REQUIREMENT
Starting at the first line of the data, print each line verbatim up to and including the line bearing "1140, 1195, 1240]", omitting pictures.

SOURCE EXCERPT
---
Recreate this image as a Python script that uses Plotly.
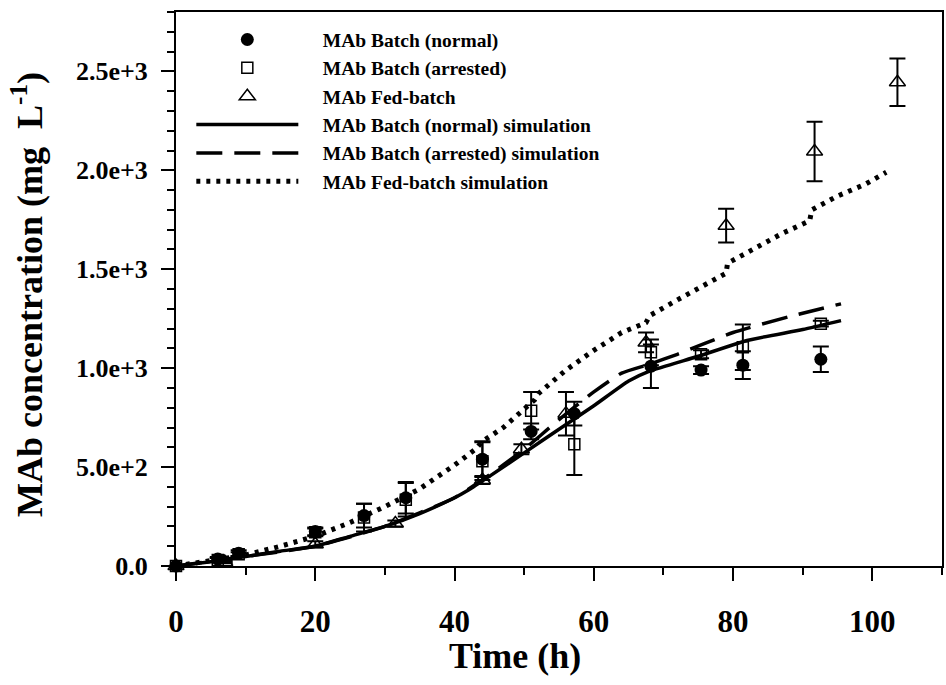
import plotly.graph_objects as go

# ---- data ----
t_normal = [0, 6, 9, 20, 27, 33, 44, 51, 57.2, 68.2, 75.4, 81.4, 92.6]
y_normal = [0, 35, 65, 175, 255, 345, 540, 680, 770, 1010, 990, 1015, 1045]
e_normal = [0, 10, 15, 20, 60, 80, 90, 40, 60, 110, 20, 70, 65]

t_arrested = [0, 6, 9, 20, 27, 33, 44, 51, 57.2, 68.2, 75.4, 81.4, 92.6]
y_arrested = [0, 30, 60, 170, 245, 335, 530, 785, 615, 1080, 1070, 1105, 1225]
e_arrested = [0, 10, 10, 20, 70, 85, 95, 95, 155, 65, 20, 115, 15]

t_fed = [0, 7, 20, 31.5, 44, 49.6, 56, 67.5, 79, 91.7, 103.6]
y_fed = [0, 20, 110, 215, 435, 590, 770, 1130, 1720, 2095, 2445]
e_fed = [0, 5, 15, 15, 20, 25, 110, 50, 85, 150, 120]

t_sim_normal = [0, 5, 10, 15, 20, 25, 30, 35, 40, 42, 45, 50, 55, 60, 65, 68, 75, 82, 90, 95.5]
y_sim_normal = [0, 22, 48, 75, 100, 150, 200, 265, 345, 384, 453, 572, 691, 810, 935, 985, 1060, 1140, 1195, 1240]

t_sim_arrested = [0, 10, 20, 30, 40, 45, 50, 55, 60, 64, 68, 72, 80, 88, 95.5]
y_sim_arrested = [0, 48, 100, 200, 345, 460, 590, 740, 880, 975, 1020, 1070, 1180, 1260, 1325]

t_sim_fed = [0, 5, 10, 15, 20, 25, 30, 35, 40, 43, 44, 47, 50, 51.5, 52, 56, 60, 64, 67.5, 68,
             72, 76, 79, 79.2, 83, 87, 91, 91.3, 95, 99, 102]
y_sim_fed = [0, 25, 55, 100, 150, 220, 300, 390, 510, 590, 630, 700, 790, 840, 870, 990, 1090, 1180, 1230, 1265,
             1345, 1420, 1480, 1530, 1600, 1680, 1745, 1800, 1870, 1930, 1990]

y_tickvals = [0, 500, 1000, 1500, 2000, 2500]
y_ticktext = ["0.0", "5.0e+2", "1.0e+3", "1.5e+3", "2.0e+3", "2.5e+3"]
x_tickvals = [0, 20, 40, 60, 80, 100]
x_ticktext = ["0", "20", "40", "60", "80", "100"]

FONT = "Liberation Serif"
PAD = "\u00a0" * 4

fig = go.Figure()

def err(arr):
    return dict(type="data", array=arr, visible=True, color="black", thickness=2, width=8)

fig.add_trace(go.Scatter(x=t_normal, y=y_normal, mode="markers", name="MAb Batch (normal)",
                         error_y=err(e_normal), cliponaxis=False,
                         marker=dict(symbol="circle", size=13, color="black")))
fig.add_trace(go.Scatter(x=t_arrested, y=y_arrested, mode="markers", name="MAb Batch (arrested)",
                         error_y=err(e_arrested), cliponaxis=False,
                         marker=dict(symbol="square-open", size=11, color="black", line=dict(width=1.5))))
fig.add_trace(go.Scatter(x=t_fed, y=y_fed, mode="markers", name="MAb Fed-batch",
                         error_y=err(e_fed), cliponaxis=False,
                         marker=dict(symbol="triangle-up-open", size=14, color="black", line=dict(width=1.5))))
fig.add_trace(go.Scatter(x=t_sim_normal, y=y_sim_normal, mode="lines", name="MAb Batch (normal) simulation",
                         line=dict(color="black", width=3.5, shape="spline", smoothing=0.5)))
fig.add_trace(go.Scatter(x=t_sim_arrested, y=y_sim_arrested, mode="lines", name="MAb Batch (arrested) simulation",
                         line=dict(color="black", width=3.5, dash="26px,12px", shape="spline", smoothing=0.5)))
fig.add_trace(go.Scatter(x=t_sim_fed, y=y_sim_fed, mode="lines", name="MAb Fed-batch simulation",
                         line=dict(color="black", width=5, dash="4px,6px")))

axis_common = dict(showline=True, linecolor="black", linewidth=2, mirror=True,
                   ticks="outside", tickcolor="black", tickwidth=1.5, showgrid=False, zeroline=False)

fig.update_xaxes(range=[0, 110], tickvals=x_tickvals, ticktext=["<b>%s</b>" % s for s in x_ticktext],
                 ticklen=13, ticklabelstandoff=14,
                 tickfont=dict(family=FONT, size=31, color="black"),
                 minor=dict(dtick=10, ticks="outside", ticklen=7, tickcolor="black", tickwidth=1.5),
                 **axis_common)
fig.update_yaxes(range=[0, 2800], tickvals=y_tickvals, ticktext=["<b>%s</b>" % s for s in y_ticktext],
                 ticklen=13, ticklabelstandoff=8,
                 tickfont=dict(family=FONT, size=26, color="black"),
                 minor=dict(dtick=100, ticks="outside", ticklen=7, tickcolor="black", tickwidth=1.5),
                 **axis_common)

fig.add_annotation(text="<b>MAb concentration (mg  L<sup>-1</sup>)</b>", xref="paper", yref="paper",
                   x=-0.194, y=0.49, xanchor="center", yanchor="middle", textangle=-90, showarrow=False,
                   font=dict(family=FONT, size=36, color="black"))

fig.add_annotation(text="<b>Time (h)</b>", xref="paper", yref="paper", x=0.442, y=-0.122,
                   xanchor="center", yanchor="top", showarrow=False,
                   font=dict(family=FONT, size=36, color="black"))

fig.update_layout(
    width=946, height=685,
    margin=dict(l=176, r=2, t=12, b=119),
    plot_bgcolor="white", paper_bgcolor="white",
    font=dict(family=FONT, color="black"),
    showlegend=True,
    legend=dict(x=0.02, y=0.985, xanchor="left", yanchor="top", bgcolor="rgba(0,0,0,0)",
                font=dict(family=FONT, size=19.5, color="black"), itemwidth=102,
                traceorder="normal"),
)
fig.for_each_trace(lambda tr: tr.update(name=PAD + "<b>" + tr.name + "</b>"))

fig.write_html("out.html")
---
REPLY TO THE TASK
Recreate this image as a Python script that uses Plotly.
import plotly.graph_objects as go

# ---- data ----
t_normal = [0, 6, 9, 20, 27, 33, 44, 51, 57.2, 68.2, 75.4, 81.4, 92.6]
y_normal = [0, 35, 65, 175, 255, 345, 540, 680, 770, 1010, 990, 1015, 1045]
e_normal = [0, 10, 15, 20, 60, 80, 90, 40, 60, 110, 20, 70, 65]

t_arrested = [0, 6, 9, 20, 27, 33, 44, 51, 57.2, 68.2, 75.4, 81.4, 92.6]
y_arrested = [0, 30, 60, 170, 245, 335, 530, 785, 615, 1080, 1070, 1105, 1225]
e_arrested = [0, 10, 10, 20, 70, 85, 95, 95, 155, 65, 20, 115, 15]

t_fed = [0, 7, 20, 31.5, 44, 49.6, 56, 67.5, 79, 91.7, 103.6]
y_fed = [0, 20, 110, 215, 435, 590, 770, 1130, 1720, 2095, 2445]
e_fed = [0, 5, 15, 15, 20, 25, 110, 50, 85, 150, 120]

t_sim_normal = [0, 5, 10, 15, 20, 25, 30, 35, 40, 42, 45, 50, 55, 60, 65, 68, 75, 82, 90, 95.5]
y_sim_normal = [0, 22, 48, 75, 100, 150, 200, 265, 345, 384, 453, 572, 691, 810, 935, 985, 1060, 1140, 1195, 1240]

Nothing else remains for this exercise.